Is Housing Action Plan for BI pro-development?

Planning Commissioner Peter Sullivan wasn’t afraid to ask about the elephant in the room.

He said the upcoming draft of the Bainbridge Island Housing Action Plan looks like it’s encouraging new development more than other options.

He spoke at the BI Planning Commission meeting March 9 as city planning manager HB Harper presented an early draft by consultant ECONorthwest.

The planning commission will discuss the draft when it’s finished and make recommendations to the City Council.

Harper said government has more control over new development so that’s why it may look like the HAP leans that way. “Code we can change for new development,” she said.

Other factors, which involve free market, are harder to control.

Sullivan suggested things like lowering the cost of living could help people stay in their homes. He mentioned things like solar power and electric bikes.

But City Councilman Jon Quitslund, the liaison to the commission, said some people don’t want to stay in their homes but do want to stay on BI. People, like seniors, want to downsize, but they don’t have options. For those who do want to stay in their homes, increased taxes and other rising costs are issues regarding displacement.

Planning Commissioner Ariel Birtley said the draft does not look at social equity services such as access to child care, transportation and health care. “We have a severe childcare shortage on the island.”

But Harper said getting into that detail would be “scope creep.” She did say the final draft will have more detail, and bringing more affordable housing here will likely bring more of those services to the island.

Commissioner Yesh Subramanian said ECONorthwest should come up with a plan to address critics who always have the same questions. “You need to put them at ease,” he said.

Harper said the city is on a quick timeline, seeking council’s approval this spring. Subramanian’s idea could move it along faster. “How will it change their life?” is what they want to know, he said of critics, adding, for example, that development would double the number of cars on the road. ECONorthwest needs to have an answer for that.

Sullivan said the early HAP draft looks like it’s “drowning in suggestions.” He hopes ECONorthwest will “address low-hanging fruit that will provide the easiest and biggest bang for the buck” so there will be success early on.

The ECONorthwest slide show explains that HAP is a combination of input from community engagement, along with a housing needs assessment. HAP actions will improve availability, stability, diversity and affordability. In 2018 an affordable housing task force said BI is missing out on diversity because housing prices make it an exclusive place to live.

In going over the slides, Harper said affordable housing means it takes less than 30 percent of a homeowner’s income. For low-income folks, apartments or condominiums are needed. For middle incomes, it’s townhomes and duplexes. For high-wage earners, they can afford single-family homes.

Some of the reasons BI needs more diversity in housing are: fewer young families; renting and buying is difficult; scarcity of housing; workers need affordable and more options; and employers have trouble recruiting and retaining workers due to lack of housing diversity.

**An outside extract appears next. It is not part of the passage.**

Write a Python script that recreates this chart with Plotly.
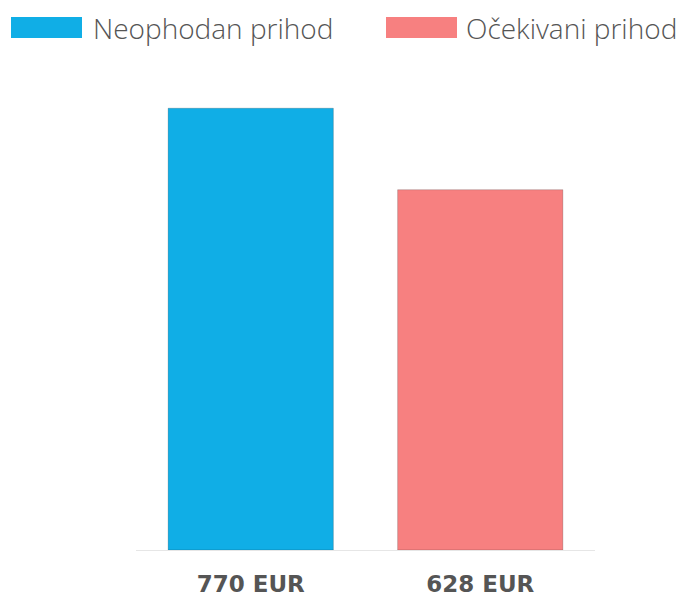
import plotly.graph_objects as go

labels = ["770 EUR", "628 EUR"]
values = [770, 628]
series = ["Neophodan prihod", "Očekivani prihod"]
colors = ["#10AEE6", "#F78080"]

W, H = 685, 598
OFF = 8  # page body margin
# plot area in screen pixels: x 136..595, y 91..550
L = 136 - OFF
R = W - (595 - OFF)
T = 91 - OFF
B = H - (550 - OFF)
pw = W - L - R
ph = H - T - B


def px(x):
    return (x - OFF - L) / pw


def py(y):
    return (H - B - (y - OFF)) / ph


fig = go.Figure(
    go.Bar(
        x=labels,
        y=values,
        marker=dict(color=colors, line=dict(color="rgba(0,0,0,0.18)", width=1)),
        width=0.72,
        hoverinfo="skip",
        showlegend=False,
    )
)

# manual legend
legend_pos = [(11, 82, 91), (386, 457, 464)]
for (x0, x1, tx), name, col in zip(legend_pos, series, colors):
    fig.add_shape(type="rect", xref="paper", yref="paper",
                  x0=px(x0), x1=px(x1), y0=py(38), y1=py(17),
                  fillcolor=col, line=dict(width=0))
    fig.add_annotation(xref="paper", yref="paper", x=px(tx), y=py(28),
                       text=name, showarrow=False, xanchor="left", yanchor="middle",
                       font=dict(family="Open Sans", size=28, color="#555555", weight=300))

fig.update_layout(
    width=W, height=H,
    margin=dict(l=L, r=R, t=T, b=B, autoexpand=False),
    paper_bgcolor="white", plot_bgcolor="white",
    xaxis=dict(showline=True, linecolor="#e6e6e6", linewidth=1, showgrid=False,
               ticks="", ticklabelstandoff=13, automargin=False,
               tickfont=dict(family="DejaVu Sans", size=23, color="#555555", weight="bold"),
               range=[-0.5, 1.5], fixedrange=True),
    yaxis=dict(visible=False, range=[0, 800], fixedrange=True, automargin=False),
    showlegend=False,
)

fig.write_html("out.html", config={"displayModeBar": False})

So what can BI do to help? Answers include incentives, policy changes, education, financial support, partnerships, research and direct support.

Harper explained that up until recently single-family detached homes were the norm on BI. But different households have different needs. She said BI is aging fast and to keep those folks from being displaced there needs to be more housing and services for them. Buying homes is difficult for them along with people of color and people who work on BI. During the public engagement process, a major concern is having housing so those who work here can live here.

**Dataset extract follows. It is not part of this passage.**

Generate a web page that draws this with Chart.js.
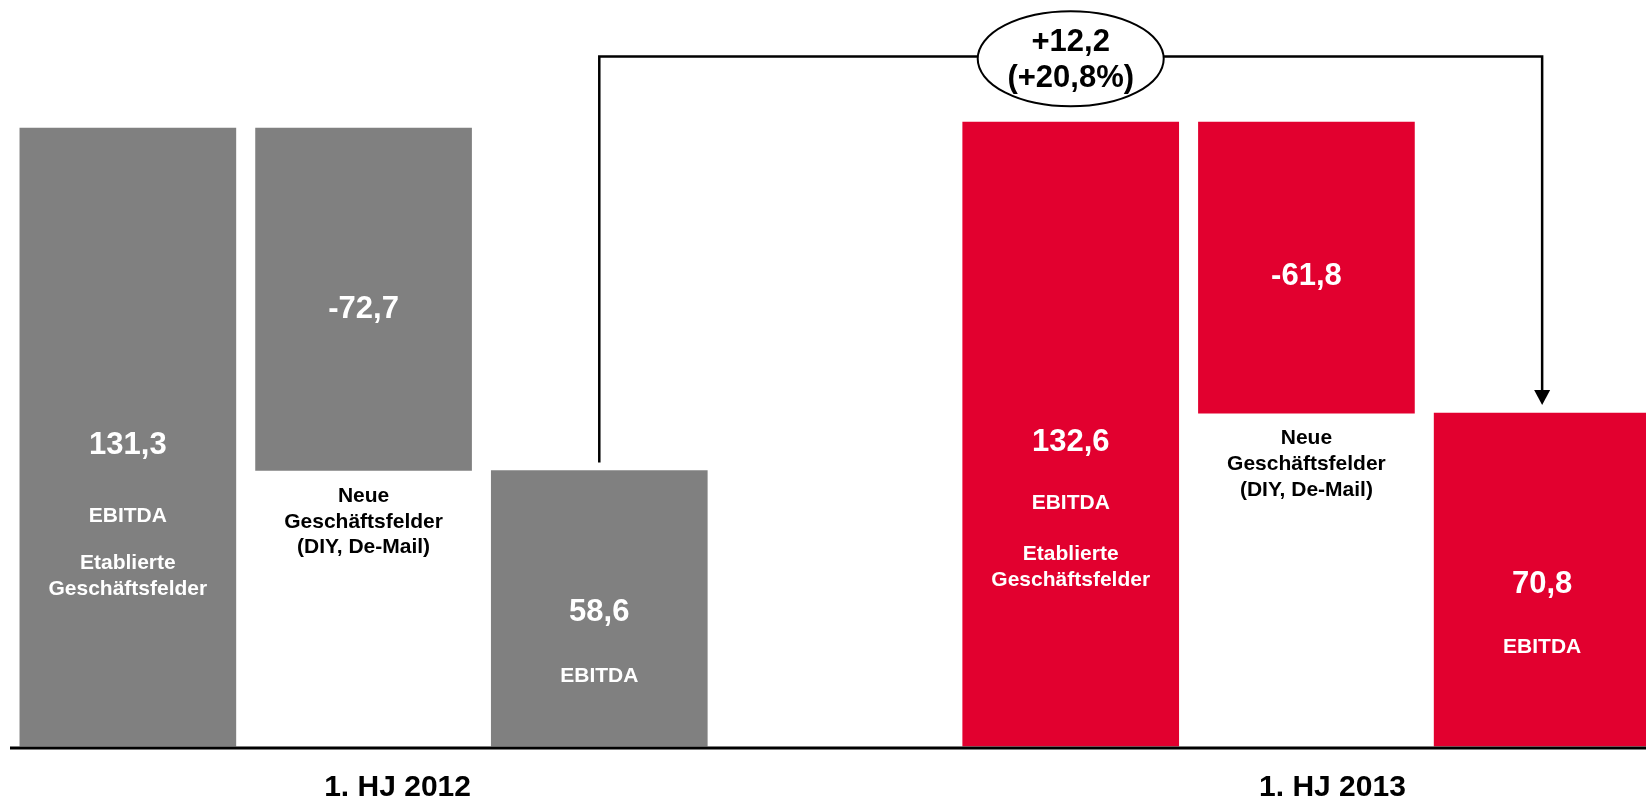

Ideas that could help reach those goals include: duplexes, shared ownership, reuse and preserve existing buildings and housing, and increase housing in designated centers.

Specific actions that could be considered include: extend affordable housing fee exemption; fast track permits; housing density bonus; dedicate surplus city land for affordable housing; policies to reduce displacement; human services funding to help low-income stay in homes; ease process converting single-family to multi-family housing; enhance cottage housing code; create tiny-homes villages; and ease the process to build accessory dwelling units.